Since Chan’s publication, follow-up studies and reviews have corroborated a beneficial role for the use of aspirin in those with a history of CRC.3-7 Across these studies, low- dose (81 mg) aspirin confers benefit either by reducing relapse, reducing CRC-specific deaths, and/or reducing all-cause mortality. Of course, the potential benefits of aspirin must be weighed against the risks of easy bruising, internal bleeding of the GI tract, and hemorrhagic risks, including strokes in the elderly.8 The finding of an improvement in overall survival with aspirin use in several of these studies should bring some confidence that the benefits outweigh the risks in this survivor population.9 However, each patient should be fully informed of the risks and monitored for potential adverse effects of aspirin.
Those of us steeped in integrative oncology spend much of our time understanding how diet, the microbiota, sleep, exercise, and mind-body practices affect the risk of cancer or its recurrence. These are all essential pursuits to improve our patients’ current quality of life and longevity.
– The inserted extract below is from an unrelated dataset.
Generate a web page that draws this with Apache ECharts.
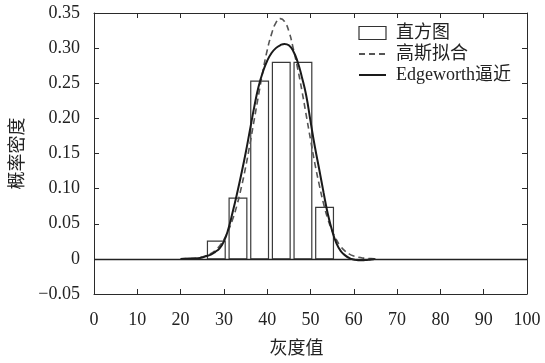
<!DOCTYPE html>
<html>
<head>
<meta charset="utf-8">
<script src="https://cdn.jsdelivr.net/npm/echarts@6/dist/echarts.min.js"></script>
<style>
html,body{margin:0;padding:0;background:#fff;}
#chart{width:545px;height:363px;}
</style>
</head>
<body>
<div id="chart"></div>
<script>
// ---- data ----
var seriesNames = ['直方图', '高斯拟合', 'Edgeworth逼近'];
var binLeft   = [26.2, 31.2, 36.2, 41.2, 46.2, 51.2];
var binRight  = [30.3, 35.3, 40.3, 45.3, 50.3, 55.3];
var binHeight = [0.0252, 0.0866, 0.253, 0.2798, 0.2798, 0.0733];

var curveX = [20, 22, 24, 25, 26, 27, 28, 29, 30, 31, 32, 33, 34, 35, 36, 37, 38, 39, 40, 41, 42, 43, 44, 45, 46, 47, 48, 49, 50, 51, 52, 53, 54, 55, 56, 57, 58, 59, 60, 61, 62, 63, 64, 65];
var gaussY = [0.0001, 0.0005, 0.0016, 0.0028, 0.0046, 0.0076, 0.012, 0.0184, 0.0275, 0.040, 0.056, 0.076, 0.101, 0.130, 0.163, 0.198, 0.233, 0.267, 0.297, 0.320, 0.336, 0.342, 0.338, 0.324, 0.300, 0.272, 0.240, 0.205, 0.170, 0.136, 0.106, 0.079, 0.057, 0.040, 0.027, 0.0175, 0.011, 0.0067, 0.004, 0.0024, 0.0013, 0.0008, 0.0004, 0.0002];
var edgeY  = [0.0000, 0.0005, 0.001, 0.002, 0.004, 0.006, 0.010, 0.015, 0.025, 0.042, 0.066, 0.092, 0.120, 0.150, 0.183, 0.216, 0.245, 0.266, 0.282, 0.293, 0.300, 0.304, 0.306, 0.304, 0.296, 0.281, 0.259, 0.233, 0.196, 0.160, 0.128, 0.095, 0.064, 0.040, 0.022, 0.011, 0.005, 0.001, -0.001, -0.002, -0.002, -0.0015, -0.001, 0.0];

var xTicks = ['0', '10', '20', '30', '40', '50', '60', '70', '80', '90', '100'];
var yTicks = ['\u22120.05', '0', '0.05', '0.10', '0.15', '0.20', '0.25', '0.30', '0.35'];
var xName = '灰度值';
var yName = '概率密度';

// ---- build ----
var FONT = '"Liberation Serif", "Noto Sans CJK SC", serif';
var frameColor = '#2a2a2a';

var barData = binLeft.map(function (l, i) { return [l, binRight[i], binHeight[i]]; });
var gaussData = curveX.map(function (x, i) { return [x, gaussY[i]]; });
var edgeData = curveX.map(function (x, i) { return [x, edgeY[i]]; });

function yLabel(v) {
  var idx = Math.round((v + 0.05) / 0.05);
  return yTicks[idx] !== undefined ? yTicks[idx] : '';
}
function xLabel(v) {
  var idx = Math.round(v / 10);
  return xTicks[idx] !== undefined ? xTicks[idx] : '';
}

var baseAxisLine = { show: true, lineStyle: { color: frameColor, width: 1 } };
var tick = { show: true, inside: true, length: 5, lineStyle: { color: frameColor, width: 1 } };
var hiddenSymbol = { color: 'rgba(0,0,0,0)', borderColor: 'rgba(0,0,0,0)', borderWidth: 0, opacity: 0 };

var chart = echarts.init(document.getElementById('chart'), null, { renderer: 'canvas' });
chart.setOption({
  animation: false,
  backgroundColor: '#fff',
  grid: { left: 94, right: 18, top: 13, bottom: 64, containLabel: false },
  legend: {
    left: 353, top: 19, orient: 'vertical',
    itemWidth: 27, itemHeight: 13, itemGap: 3,
    textStyle: { fontFamily: FONT, fontSize: 18, color: '#222', lineHeight: 18, padding: [0, 0, 0, 5] },
    data: [
      { name: seriesNames[0], icon: 'rect', itemStyle: { color: '#fff', borderColor: '#333', borderWidth: 1.2 } },
      { name: seriesNames[1], itemStyle: hiddenSymbol },
      { name: seriesNames[2], itemStyle: hiddenSymbol }
    ]
  },
  xAxis: [
    {
      type: 'value', min: 0, max: 100, interval: 10, position: 'bottom',
      axisLine: Object.assign({ onZero: false }, baseAxisLine), axisTick: tick,
      splitLine: { show: false },
      axisLabel: { formatter: xLabel, fontFamily: FONT, fontSize: 18, color: '#222', margin: 17 },
      name: xName, nameLocation: 'middle', nameGap: 46,
      nameTextStyle: { fontFamily: FONT, fontSize: 18, color: '#222', padding: [0, 28, 0, 0] }
    },
    {
      type: 'value', min: 0, max: 100, interval: 10, position: 'top',
      axisLine: Object.assign({ onZero: false }, baseAxisLine), axisTick: tick,
      axisLabel: { show: false }, splitLine: { show: false }
    }
  ],
  yAxis: [
    {
      type: 'value', min: -0.05, max: 0.35, interval: 0.05, position: 'left',
      axisLine: Object.assign({ onZero: false }, baseAxisLine), axisTick: tick,
      splitLine: { show: false },
      axisLabel: { formatter: yLabel, fontFamily: FONT, fontSize: 18, color: '#222', margin: 14 },
      name: yName, nameLocation: 'middle', nameGap: 52, nameRotate: 90,
      nameTextStyle: { fontFamily: FONT, fontSize: 18, color: '#222' }
    },
    {
      type: 'value', min: -0.05, max: 0.35, interval: 0.05, position: 'right',
      axisLine: Object.assign({ onZero: false }, baseAxisLine), axisTick: tick,
      axisLabel: { show: false }, splitLine: { show: false }
    }
  ],
  series: [
    {
      name: seriesNames[0], type: 'custom', xAxisIndex: 0, yAxisIndex: 0,
      data: barData,
      encode: { x: [0, 1], y: 2 },
      itemStyle: { color: '#fff', borderColor: '#333', borderWidth: 1.2 },
      renderItem: function (params, api) {
        var p0 = api.coord([api.value(0), api.value(2)]);
        var p1 = api.coord([api.value(1), 0]);
        return {
          type: 'rect',
          shape: { x: p0[0], y: p0[1], width: p1[0] - p0[0], height: p1[1] - p0[1] },
          style: { fill: '#fff', stroke: '#3a3a3a', lineWidth: 1.2 }
        };
      },
      markLine: {
        silent: true, symbol: 'none', label: { show: false },
        lineStyle: { color: '#222', type: 'solid', width: 1.3 },
        data: [{ yAxis: 0 }]
      },
      z: 1
    },
    {
      name: seriesNames[1], type: 'line', data: gaussData, smooth: true,
      showSymbol: false, symbol: 'none',
      lineStyle: { color: '#555', width: 1.6, type: [6, 4] },
      itemStyle: { color: '#555' },
      z: 3
    },
    {
      name: seriesNames[2], type: 'line', data: edgeData, smooth: true,
      showSymbol: false, symbol: 'none',
      lineStyle: { color: '#1a1a1a', width: 2 },
      itemStyle: { color: '#1a1a1a' },
      z: 4
    }
  ]
});
</script>
</body>
</html>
Much of our education and work with each patient involves major changes in diet or lifestyle. Much of it also requires a level of commitment that may or may not be inherent in any given patient. Ultimately, our goal is to help our patients live well and live long. To this end, we must remember to consider baby aspirin as a simple, evidence-based, non-toxic intervention for our patients with a history of CRC.